⟨
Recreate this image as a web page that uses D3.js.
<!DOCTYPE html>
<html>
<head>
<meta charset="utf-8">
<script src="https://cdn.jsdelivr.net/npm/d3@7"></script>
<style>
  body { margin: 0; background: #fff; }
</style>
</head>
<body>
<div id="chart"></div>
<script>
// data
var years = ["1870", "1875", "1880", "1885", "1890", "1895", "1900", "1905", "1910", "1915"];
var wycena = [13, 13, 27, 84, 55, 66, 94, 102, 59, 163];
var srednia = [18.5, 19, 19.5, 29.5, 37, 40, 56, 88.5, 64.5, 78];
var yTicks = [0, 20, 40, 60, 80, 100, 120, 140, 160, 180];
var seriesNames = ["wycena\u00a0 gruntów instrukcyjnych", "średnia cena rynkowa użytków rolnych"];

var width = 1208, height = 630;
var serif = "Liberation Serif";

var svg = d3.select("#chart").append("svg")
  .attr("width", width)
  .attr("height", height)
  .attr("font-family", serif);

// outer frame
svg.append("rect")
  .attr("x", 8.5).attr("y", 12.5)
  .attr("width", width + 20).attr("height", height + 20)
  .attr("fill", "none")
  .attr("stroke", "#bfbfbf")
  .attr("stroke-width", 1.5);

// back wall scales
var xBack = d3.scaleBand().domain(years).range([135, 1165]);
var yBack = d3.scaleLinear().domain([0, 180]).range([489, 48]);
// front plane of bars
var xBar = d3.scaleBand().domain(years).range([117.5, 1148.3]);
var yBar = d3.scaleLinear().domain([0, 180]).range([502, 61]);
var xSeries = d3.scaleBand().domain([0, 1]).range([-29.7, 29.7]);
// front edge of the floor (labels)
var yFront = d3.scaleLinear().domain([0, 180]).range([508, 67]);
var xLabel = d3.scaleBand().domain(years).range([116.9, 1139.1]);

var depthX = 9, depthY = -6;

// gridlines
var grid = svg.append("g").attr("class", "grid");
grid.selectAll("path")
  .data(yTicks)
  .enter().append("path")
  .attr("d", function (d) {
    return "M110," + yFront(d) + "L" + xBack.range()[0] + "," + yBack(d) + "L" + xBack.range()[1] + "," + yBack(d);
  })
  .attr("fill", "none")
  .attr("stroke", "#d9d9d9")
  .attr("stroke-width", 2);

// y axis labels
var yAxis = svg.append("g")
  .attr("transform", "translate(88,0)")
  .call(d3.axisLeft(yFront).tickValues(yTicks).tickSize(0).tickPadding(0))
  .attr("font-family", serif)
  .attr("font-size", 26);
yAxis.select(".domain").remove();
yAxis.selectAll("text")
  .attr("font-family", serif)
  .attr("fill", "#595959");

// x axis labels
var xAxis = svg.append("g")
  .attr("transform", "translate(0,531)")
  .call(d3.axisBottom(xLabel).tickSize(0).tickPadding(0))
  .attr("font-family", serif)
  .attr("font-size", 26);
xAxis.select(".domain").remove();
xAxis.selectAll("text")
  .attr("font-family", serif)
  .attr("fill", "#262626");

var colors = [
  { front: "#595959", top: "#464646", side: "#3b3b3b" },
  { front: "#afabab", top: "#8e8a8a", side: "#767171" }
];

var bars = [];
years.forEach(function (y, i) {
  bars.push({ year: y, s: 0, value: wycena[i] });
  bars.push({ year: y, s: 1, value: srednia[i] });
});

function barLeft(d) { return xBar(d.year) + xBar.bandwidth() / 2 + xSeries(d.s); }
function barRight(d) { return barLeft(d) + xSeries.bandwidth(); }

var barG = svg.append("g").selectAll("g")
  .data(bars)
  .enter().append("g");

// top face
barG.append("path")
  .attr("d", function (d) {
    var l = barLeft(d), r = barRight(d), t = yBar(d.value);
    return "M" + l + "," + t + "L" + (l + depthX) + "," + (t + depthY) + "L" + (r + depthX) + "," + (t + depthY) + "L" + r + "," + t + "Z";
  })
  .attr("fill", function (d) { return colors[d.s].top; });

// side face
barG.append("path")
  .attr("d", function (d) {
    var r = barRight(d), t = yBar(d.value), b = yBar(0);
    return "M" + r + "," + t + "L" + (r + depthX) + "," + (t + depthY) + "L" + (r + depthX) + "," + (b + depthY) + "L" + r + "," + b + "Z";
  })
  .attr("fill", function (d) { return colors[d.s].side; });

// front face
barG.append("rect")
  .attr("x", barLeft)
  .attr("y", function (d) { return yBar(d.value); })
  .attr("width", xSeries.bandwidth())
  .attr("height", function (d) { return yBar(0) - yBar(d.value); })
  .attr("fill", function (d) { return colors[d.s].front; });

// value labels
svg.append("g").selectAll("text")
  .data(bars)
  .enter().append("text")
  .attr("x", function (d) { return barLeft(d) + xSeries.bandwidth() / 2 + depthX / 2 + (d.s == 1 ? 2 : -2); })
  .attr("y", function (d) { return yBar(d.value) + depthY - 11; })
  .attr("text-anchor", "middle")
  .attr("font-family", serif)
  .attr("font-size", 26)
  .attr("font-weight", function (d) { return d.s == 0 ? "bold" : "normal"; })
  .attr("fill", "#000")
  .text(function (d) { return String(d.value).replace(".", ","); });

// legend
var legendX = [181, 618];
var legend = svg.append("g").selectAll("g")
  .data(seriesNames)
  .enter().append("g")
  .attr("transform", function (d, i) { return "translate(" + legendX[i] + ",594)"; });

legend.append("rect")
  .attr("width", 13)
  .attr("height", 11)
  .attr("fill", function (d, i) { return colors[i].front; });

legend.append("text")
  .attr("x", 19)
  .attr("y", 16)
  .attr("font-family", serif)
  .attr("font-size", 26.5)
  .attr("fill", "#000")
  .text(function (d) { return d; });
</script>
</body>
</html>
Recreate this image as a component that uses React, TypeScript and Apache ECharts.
⟩
[Stated exercise] Reproduce each line of the material above precisely.

[Final result]
Recreate this image as a web page that uses D3.js.
<!DOCTYPE html>
<html>
<head>
<meta charset="utf-8">
<script src="https://cdn.jsdelivr.net/npm/d3@7"></script>
<style>
  body { margin: 0; background: #fff; }
</style>
</head>
<body>
<div id="chart"></div>
<script>
// data
var years = ["1870", "1875", "1880", "1885", "1890", "1895", "1900", "1905", "1910", "1915"];
var wycena = [13, 13, 27, 84, 55, 66, 94, 102, 59, 163];
var srednia = [18.5, 19, 19.5, 29.5, 37, 40, 56, 88.5, 64.5, 78];
var yTicks = [0, 20, 40, 60, 80, 100, 120, 140, 160, 180];
var seriesNames = ["wycena\u00a0 gruntów instrukcyjnych", "średnia cena rynkowa użytków rolnych"];

var width = 1208, height = 630;
var serif = "Liberation Serif";

var svg = d3.select("#chart").append("svg")
  .attr("width", width)
  .attr("height", height)
  .attr("font-family", serif);

// outer frame
svg.append("rect")
  .attr("x", 8.5).attr("y", 12.5)
  .attr("width", width + 20).attr("height", height + 20)
  .attr("fill", "none")
  .attr("stroke", "#bfbfbf")
  .attr("stroke-width", 1.5);

// back wall scales
var xBack = d3.scaleBand().domain(years).range([135, 1165]);
var yBack = d3.scaleLinear().domain([0, 180]).range([489, 48]);
// front plane of bars
var xBar = d3.scaleBand().domain(years).range([117.5, 1148.3]);
var yBar = d3.scaleLinear().domain([0, 180]).range([502, 61]);
var xSeries = d3.scaleBand().domain([0, 1]).range([-29.7, 29.7]);
// front edge of the floor (labels)
var yFront = d3.scaleLinear().domain([0, 180]).range([508, 67]);
var xLabel = d3.scaleBand().domain(years).range([116.9, 1139.1]);

var depthX = 9, depthY = -6;

// gridlines
var grid = svg.append("g").attr("class", "grid");
grid.selectAll("path")
  .data(yTicks)
  .enter().append("path")
  .attr("d", function (d) {
    return "M110," + yFront(d) + "L" + xBack.range()[0] + "," + yBack(d) + "L" + xBack.range()[1] + "," + yBack(d);
  })
  .attr("fill", "none")
  .attr("stroke", "#d9d9d9")
  .attr("stroke-width", 2);

// y axis labels
var yAxis = svg.append("g")
  .attr("transform", "translate(88,0)")
  .call(d3.axisLeft(yFront).tickValues(yTicks).tickSize(0).tickPadding(0))
  .attr("font-family", serif)
  .attr("font-size", 26);
yAxis.select(".domain").remove();
yAxis.selectAll("text")
  .attr("font-family", serif)
  .attr("fill", "#595959");

// x axis labels
var xAxis = svg.append("g")
  .attr("transform", "translate(0,531)")
  .call(d3.axisBottom(xLabel).tickSize(0).tickPadding(0))
  .attr("font-family", serif)
  .attr("font-size", 26);
xAxis.select(".domain").remove();
xAxis.selectAll("text")
  .attr("font-family", serif)
  .attr("fill", "#262626");

var colors = [
  { front: "#595959", top: "#464646", side: "#3b3b3b" },
  { front: "#afabab", top: "#8e8a8a", side: "#767171" }
];

var bars = [];
years.forEach(function (y, i) {
  bars.push({ year: y, s: 0, value: wycena[i] });
  bars.push({ year: y, s: 1, value: srednia[i] });
});

function barLeft(d) { return xBar(d.year) + xBar.bandwidth() / 2 + xSeries(d.s); }
function barRight(d) { return barLeft(d) + xSeries.bandwidth(); }

var barG = svg.append("g").selectAll("g")
  .data(bars)
  .enter().append("g");

// top face
barG.append("path")
  .attr("d", function (d) {
    var l = barLeft(d), r = barRight(d), t = yBar(d.value);
    return "M" + l + "," + t + "L" + (l + depthX) + "," + (t + depthY) + "L" + (r + depthX) + "," + (t + depthY) + "L" + r + "," + t + "Z";
  })
  .attr("fill", function (d) { return colors[d.s].top; });

// side face
barG.append("path")
  .attr("d", function (d) {
    var r = barRight(d), t = yBar(d.value), b = yBar(0);
    return "M" + r + "," + t + "L" + (r + depthX) + "," + (t + depthY) + "L" + (r + depthX) + "," + (b + depthY) + "L" + r + "," + b + "Z";
  })
  .attr("fill", function (d) { return colors[d.s].side; });

// front face
barG.append("rect")
  .attr("x", barLeft)
  .attr("y", function (d) { return yBar(d.value); })
  .attr("width", xSeries.bandwidth())
  .attr("height", function (d) { return yBar(0) - yBar(d.value); })
  .attr("fill", function (d) { return colors[d.s].front; });

// value labels
svg.append("g").selectAll("text")
  .data(bars)
  .enter().append("text")
  .attr("x", function (d) { return barLeft(d) + xSeries.bandwidth() / 2 + depthX / 2 + (d.s == 1 ? 2 : -2); })
  .attr("y", function (d) { return yBar(d.value) + depthY - 11; })
  .attr("text-anchor", "middle")
  .attr("font-family", serif)
  .attr("font-size", 26)
  .attr("font-weight", function (d) { return d.s == 0 ? "bold" : "normal"; })
  .attr("fill", "#000")
  .text(function (d) { return String(d.value).replace(".", ","); });

// legend
var legendX = [181, 618];
var legend = svg.append("g").selectAll("g")
  .data(seriesNames)
  .enter().append("g")
  .attr("transform", function (d, i) { return "translate(" + legendX[i] + ",594)"; });

legend.append("rect")
  .attr("width", 13)
  .attr("height", 11)
  .attr("fill", function (d, i) { return colors[i].front; });

legend.append("text")
  .attr("x", 19)
  .attr("y", 16)
  .attr("font-family", serif)
  .attr("font-size", 26.5)
  .attr("fill", "#000")
  .text(function (d) { return d; });
</script>
</body>
</html>
Recreate this image as a component that uses React, TypeScript and Apache ECharts.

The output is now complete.